As synchronicity would have it, I’m in the process of the second pass at a novel I’m titling Chasing the Setting Sun. It’s a follow-up to See the PEBA on $25 a Day, and it’s set in Japan—a place I’ve never been. Here I am yesterday, the day after I start in earnest on it, when Jim Hines posts this piece, titled “Using Asian Cultures as Props.”
Then, to further the synchronicity, my friend and collaborator John Bodin linked to it in another Facebook discussion regarding inclusion.
If you read Jim’s well-done post, I suggest you read the comments section, too. As can be expected under this kind of heading, the conversation within is quite deep and full of nuance. I particularly liked Mary Anne Mohanraj’s response—but then I tend to think she pretty much always knows what she’s talking about, so there’s no surprise there.
I think this kind of thing is remarkably intriguing. I am, once again quite obviously, a white male. I like to think of myself as being pretty inclusionary in my way of thinking—though I admit as rapidly as anyone (I suppose) that sometimes my natural state of obviousness teams up with the blind spots we all get about how life goes for us to mean it can take me a cycle or two to see things properly. This makes me quite dangerous, I suppose.

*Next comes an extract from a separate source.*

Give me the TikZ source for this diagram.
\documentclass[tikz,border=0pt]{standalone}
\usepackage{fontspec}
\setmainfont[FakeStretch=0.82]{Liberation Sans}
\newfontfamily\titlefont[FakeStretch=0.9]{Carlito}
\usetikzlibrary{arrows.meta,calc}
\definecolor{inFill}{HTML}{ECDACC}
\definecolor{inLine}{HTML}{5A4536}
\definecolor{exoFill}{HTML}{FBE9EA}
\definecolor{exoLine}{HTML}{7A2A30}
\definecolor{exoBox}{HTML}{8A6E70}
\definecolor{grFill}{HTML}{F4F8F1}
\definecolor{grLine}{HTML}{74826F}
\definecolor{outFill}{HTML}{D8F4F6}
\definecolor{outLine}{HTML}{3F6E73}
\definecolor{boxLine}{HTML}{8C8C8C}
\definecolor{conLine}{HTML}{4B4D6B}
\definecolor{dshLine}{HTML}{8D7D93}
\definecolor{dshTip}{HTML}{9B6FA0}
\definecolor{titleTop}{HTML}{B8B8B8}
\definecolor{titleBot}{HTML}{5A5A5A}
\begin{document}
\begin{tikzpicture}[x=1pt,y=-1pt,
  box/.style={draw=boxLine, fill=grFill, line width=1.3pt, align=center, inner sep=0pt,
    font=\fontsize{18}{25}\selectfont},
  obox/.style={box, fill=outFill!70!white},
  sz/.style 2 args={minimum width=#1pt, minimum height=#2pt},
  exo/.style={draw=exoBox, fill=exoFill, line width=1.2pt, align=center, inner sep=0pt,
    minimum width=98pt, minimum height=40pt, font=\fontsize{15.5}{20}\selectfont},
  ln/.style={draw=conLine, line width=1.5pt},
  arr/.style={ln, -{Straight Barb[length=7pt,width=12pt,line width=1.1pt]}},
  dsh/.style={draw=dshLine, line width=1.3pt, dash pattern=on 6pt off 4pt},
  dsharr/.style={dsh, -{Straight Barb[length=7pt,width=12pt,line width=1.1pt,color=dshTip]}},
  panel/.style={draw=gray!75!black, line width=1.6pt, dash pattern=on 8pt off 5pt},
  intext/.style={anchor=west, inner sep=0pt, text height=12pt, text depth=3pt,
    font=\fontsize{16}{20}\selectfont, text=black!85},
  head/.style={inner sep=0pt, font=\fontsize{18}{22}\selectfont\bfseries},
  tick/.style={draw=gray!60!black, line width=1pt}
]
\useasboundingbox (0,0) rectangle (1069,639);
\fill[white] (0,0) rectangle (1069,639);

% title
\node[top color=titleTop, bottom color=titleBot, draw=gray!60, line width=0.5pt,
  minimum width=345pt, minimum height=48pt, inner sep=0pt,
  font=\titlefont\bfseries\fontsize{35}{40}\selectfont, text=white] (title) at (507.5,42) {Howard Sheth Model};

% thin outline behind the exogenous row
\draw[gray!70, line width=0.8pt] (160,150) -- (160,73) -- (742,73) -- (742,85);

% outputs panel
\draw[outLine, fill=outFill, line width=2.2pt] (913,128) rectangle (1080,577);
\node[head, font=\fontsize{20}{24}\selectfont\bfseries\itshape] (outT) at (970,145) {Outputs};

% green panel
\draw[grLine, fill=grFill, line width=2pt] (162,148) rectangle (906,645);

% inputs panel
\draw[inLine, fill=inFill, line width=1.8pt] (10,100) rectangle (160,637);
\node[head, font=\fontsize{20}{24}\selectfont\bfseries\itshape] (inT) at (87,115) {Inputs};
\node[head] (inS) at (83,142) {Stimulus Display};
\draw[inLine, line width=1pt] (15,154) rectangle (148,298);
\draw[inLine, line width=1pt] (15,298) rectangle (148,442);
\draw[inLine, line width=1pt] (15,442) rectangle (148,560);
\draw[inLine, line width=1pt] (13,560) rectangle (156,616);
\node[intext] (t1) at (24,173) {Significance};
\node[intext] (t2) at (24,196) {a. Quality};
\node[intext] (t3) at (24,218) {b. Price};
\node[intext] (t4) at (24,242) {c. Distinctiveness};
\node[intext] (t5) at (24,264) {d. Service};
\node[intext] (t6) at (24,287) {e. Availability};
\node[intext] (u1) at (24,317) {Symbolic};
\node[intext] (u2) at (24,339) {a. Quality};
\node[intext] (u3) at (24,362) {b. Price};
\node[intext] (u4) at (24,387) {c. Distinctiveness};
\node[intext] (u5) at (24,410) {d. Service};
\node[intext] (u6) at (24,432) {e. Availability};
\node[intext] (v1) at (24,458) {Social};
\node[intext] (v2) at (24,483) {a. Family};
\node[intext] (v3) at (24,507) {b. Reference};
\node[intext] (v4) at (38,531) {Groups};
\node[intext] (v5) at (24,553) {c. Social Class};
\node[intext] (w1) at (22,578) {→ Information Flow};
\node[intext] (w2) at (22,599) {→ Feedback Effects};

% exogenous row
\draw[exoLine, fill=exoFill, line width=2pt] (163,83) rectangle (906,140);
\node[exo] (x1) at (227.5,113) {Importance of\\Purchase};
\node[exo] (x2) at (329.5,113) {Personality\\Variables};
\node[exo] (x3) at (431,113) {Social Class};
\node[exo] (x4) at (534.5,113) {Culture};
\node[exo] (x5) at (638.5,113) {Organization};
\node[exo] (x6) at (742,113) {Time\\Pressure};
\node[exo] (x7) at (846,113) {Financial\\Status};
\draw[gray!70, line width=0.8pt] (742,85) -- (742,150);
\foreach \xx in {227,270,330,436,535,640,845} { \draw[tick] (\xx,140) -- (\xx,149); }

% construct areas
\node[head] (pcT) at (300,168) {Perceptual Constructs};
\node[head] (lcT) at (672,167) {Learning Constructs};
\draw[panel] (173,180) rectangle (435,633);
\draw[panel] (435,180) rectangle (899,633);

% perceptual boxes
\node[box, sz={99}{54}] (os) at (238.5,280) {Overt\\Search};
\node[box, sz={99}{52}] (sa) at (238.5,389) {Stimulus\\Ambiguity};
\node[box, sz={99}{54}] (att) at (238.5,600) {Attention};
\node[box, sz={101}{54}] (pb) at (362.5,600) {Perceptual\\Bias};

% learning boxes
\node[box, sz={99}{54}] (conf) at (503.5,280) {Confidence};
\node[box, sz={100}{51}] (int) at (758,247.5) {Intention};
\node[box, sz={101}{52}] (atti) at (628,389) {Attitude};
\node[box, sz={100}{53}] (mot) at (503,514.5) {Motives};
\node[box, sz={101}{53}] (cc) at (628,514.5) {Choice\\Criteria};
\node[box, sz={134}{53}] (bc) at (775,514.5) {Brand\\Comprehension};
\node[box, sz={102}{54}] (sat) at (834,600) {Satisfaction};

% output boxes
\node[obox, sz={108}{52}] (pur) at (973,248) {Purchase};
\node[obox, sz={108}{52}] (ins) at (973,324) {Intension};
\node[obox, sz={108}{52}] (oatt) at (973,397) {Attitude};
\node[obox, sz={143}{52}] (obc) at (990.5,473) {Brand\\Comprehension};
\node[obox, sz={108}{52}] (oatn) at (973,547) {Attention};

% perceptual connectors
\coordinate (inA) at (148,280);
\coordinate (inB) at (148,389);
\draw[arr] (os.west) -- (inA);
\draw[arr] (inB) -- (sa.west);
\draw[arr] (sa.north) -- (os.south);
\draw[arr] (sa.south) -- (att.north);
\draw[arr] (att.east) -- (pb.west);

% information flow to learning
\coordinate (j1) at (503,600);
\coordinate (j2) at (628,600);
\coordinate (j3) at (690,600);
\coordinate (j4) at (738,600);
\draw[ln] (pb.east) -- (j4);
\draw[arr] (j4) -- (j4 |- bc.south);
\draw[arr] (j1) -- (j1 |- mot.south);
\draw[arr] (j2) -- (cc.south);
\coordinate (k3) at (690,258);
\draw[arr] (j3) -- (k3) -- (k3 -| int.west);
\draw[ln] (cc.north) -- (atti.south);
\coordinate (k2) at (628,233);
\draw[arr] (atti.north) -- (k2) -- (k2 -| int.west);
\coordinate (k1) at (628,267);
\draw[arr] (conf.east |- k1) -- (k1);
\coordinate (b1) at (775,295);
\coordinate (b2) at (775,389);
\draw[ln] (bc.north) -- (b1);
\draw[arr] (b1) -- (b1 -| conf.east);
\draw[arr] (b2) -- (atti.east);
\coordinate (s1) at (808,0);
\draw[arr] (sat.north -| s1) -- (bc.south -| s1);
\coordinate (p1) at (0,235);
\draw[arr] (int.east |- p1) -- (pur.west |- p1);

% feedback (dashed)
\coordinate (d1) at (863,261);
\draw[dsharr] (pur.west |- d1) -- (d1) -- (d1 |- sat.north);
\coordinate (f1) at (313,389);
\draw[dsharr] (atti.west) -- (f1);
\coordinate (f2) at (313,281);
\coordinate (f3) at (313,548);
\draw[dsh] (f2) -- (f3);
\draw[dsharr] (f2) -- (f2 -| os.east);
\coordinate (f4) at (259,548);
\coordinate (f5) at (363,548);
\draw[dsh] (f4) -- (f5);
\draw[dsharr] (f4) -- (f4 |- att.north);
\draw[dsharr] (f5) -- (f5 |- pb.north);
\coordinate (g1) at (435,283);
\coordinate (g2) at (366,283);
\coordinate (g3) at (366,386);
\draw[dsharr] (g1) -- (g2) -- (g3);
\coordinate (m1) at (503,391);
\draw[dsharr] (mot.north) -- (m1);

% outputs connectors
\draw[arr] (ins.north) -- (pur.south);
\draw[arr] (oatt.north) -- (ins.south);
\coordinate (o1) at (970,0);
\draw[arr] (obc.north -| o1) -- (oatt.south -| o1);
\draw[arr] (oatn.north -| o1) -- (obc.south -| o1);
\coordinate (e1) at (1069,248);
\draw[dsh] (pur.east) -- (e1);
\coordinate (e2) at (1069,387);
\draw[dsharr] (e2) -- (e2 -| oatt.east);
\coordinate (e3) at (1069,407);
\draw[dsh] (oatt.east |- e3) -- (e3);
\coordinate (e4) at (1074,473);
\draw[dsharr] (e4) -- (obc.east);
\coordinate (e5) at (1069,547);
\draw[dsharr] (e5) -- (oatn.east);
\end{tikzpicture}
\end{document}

And this topic is particularly important to me today—meaning I’m thinking about it deeply today—because in this second pass, I’m working very hard to deal with cultural gaps I have in my own persona. I don’t know what it’s like to be a Japanese man, or a Japanese woman. I don’t know what it’s like to actually live in Tokyo, or even to travel there. But I do care to get it right—or at least as right as I can get it from the points of view of my characters. I think this is the primary obligation writers have when they are writing the other. As a creator, I think you have to actually care about getting our art “right” (which, of course, begets the much more slippery question of “what is right?”).
It’s deeper than that, of course.
This doesn’t mean an author is beyond criticism for errors. Heck, it doesn’t even mean that an author is beyond criticism when they get it “right.” Maybe the problem is their definition of “right,” after all.
But I like to start simple, and the simple statement is that I think it’s important to be cognizant of cultures we write in, and to actually care about tending to them well.
And now, I’m off to rewrite a chapter wherein my protagonist meets a man from a different culture in a bar.